Supplied data
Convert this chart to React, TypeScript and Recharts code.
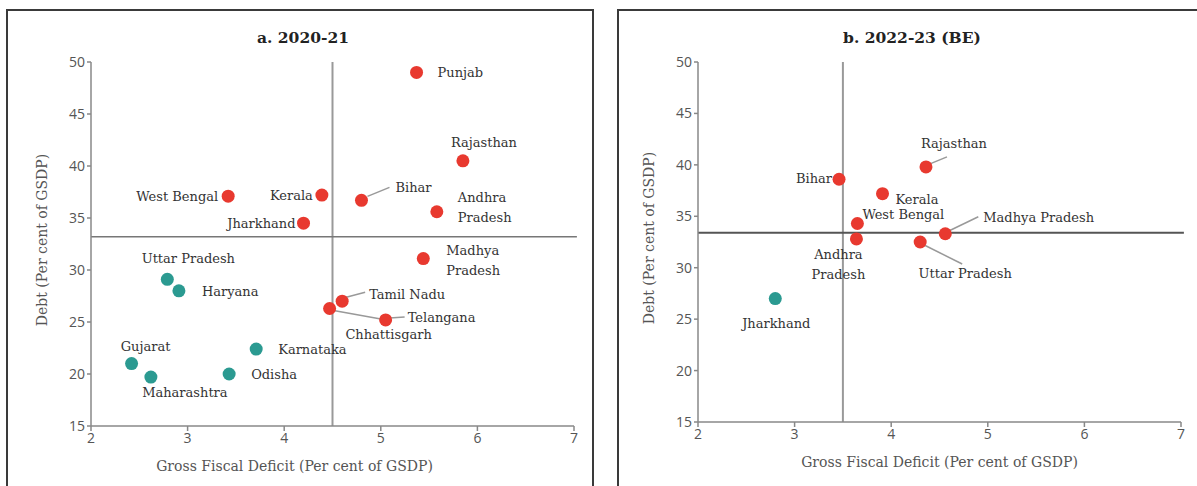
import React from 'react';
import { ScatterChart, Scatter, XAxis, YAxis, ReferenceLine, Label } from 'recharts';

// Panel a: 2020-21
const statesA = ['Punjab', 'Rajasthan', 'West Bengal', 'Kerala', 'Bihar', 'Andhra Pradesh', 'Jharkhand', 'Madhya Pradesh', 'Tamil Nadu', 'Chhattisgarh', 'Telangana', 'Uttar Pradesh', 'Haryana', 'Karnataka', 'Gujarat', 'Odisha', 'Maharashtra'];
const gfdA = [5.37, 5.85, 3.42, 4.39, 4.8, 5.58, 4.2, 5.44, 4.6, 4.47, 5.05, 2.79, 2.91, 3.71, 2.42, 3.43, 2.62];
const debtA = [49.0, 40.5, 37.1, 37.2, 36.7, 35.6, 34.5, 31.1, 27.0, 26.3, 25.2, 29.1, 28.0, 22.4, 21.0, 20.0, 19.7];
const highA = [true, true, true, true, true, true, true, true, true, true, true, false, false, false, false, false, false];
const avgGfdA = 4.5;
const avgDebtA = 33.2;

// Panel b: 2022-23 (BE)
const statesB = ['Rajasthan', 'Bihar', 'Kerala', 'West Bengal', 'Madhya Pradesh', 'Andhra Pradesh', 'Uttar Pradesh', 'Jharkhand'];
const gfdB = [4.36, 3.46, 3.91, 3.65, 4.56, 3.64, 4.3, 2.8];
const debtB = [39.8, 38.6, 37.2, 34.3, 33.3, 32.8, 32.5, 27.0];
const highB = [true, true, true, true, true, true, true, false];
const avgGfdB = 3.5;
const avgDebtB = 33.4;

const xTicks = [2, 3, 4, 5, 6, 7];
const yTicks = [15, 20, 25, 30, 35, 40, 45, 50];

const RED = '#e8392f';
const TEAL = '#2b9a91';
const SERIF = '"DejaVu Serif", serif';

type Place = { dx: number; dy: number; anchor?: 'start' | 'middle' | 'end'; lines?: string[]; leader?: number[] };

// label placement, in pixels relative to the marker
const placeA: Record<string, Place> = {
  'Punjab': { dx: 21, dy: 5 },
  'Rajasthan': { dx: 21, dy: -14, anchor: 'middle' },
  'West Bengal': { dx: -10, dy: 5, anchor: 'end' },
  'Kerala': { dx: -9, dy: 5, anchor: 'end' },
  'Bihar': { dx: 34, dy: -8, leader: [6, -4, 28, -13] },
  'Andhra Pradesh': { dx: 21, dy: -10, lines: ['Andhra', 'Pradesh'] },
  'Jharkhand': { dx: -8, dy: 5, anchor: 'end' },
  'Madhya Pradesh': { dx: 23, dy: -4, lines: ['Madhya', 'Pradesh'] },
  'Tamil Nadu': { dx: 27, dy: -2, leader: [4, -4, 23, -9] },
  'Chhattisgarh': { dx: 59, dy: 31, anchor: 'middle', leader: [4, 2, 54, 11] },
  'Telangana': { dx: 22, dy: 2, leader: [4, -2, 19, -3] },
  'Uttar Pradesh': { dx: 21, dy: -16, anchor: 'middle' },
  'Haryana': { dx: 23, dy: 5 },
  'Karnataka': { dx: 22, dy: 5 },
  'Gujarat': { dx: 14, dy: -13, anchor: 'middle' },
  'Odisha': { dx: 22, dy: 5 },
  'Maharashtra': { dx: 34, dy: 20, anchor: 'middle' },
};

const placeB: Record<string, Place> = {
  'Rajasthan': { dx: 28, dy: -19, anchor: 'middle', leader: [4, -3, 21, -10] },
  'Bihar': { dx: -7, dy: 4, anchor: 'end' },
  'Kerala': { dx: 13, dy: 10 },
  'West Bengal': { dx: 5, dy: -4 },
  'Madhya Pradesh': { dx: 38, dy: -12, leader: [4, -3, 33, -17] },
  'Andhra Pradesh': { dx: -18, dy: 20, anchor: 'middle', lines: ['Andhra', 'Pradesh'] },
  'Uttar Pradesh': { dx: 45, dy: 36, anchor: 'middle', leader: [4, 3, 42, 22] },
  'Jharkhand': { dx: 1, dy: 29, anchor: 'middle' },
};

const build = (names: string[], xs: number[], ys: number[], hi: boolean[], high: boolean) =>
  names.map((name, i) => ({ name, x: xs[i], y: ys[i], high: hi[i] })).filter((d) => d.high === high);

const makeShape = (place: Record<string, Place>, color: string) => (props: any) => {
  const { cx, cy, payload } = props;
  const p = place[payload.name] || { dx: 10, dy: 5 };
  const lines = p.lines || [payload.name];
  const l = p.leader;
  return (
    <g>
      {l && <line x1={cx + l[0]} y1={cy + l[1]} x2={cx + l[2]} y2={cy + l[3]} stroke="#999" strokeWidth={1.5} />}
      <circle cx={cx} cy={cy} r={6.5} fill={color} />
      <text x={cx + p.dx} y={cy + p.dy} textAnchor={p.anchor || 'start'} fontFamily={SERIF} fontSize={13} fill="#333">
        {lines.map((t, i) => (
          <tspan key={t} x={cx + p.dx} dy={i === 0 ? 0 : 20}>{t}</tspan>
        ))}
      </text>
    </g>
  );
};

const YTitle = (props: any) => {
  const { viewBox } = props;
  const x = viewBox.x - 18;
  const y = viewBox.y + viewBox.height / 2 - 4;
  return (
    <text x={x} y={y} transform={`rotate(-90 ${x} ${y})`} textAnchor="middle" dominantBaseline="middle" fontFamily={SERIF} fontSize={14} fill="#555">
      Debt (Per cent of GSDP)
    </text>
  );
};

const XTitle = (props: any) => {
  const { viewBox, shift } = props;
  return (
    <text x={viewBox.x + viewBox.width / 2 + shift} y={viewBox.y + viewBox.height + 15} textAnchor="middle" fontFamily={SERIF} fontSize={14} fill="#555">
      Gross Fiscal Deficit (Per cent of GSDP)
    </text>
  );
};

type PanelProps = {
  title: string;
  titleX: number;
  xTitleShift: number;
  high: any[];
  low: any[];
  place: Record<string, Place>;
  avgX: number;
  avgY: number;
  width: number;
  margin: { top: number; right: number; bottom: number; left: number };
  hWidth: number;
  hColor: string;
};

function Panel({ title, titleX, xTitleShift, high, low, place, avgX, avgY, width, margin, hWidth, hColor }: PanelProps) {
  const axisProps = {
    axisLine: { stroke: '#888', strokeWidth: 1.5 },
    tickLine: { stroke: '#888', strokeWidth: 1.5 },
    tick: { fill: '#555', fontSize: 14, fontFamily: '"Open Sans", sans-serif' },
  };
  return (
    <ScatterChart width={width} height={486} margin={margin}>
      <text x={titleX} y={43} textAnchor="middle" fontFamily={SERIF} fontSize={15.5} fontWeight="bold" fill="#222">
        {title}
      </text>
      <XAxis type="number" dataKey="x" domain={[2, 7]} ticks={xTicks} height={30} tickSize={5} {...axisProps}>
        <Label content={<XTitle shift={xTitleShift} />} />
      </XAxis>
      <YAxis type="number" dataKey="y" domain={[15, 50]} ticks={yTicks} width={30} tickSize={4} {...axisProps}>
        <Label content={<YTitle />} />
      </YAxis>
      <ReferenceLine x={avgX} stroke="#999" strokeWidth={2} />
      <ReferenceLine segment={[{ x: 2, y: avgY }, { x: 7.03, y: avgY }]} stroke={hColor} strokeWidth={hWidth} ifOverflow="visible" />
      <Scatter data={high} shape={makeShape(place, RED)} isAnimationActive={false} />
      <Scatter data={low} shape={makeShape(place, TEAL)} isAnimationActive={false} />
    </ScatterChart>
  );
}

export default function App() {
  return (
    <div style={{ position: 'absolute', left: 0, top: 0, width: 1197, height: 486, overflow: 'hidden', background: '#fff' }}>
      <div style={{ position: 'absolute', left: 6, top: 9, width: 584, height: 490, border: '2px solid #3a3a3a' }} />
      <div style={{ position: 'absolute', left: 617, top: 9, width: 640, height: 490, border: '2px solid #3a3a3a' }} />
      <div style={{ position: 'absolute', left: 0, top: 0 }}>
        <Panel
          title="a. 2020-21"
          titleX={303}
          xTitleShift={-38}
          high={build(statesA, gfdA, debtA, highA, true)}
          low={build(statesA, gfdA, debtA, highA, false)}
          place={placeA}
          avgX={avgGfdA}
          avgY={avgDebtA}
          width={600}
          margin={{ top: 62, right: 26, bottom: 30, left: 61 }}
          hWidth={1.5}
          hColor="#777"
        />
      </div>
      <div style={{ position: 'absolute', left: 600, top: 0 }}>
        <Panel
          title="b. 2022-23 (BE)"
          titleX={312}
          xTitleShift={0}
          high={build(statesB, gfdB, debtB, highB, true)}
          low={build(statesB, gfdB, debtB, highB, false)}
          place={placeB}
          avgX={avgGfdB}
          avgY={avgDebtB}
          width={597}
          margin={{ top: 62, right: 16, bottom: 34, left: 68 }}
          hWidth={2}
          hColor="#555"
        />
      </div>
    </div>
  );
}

Directions for this task
Give again, word for word, every line from the top of the data through the line with "YAxis, ReferenceLine, Label", both ends included, and exclude the pictures.

Answer in full
Convert this chart to React, TypeScript and Recharts code.
import React from 'react';
import { ScatterChart, Scatter, XAxis, YAxis, ReferenceLine, Label } from 'recharts';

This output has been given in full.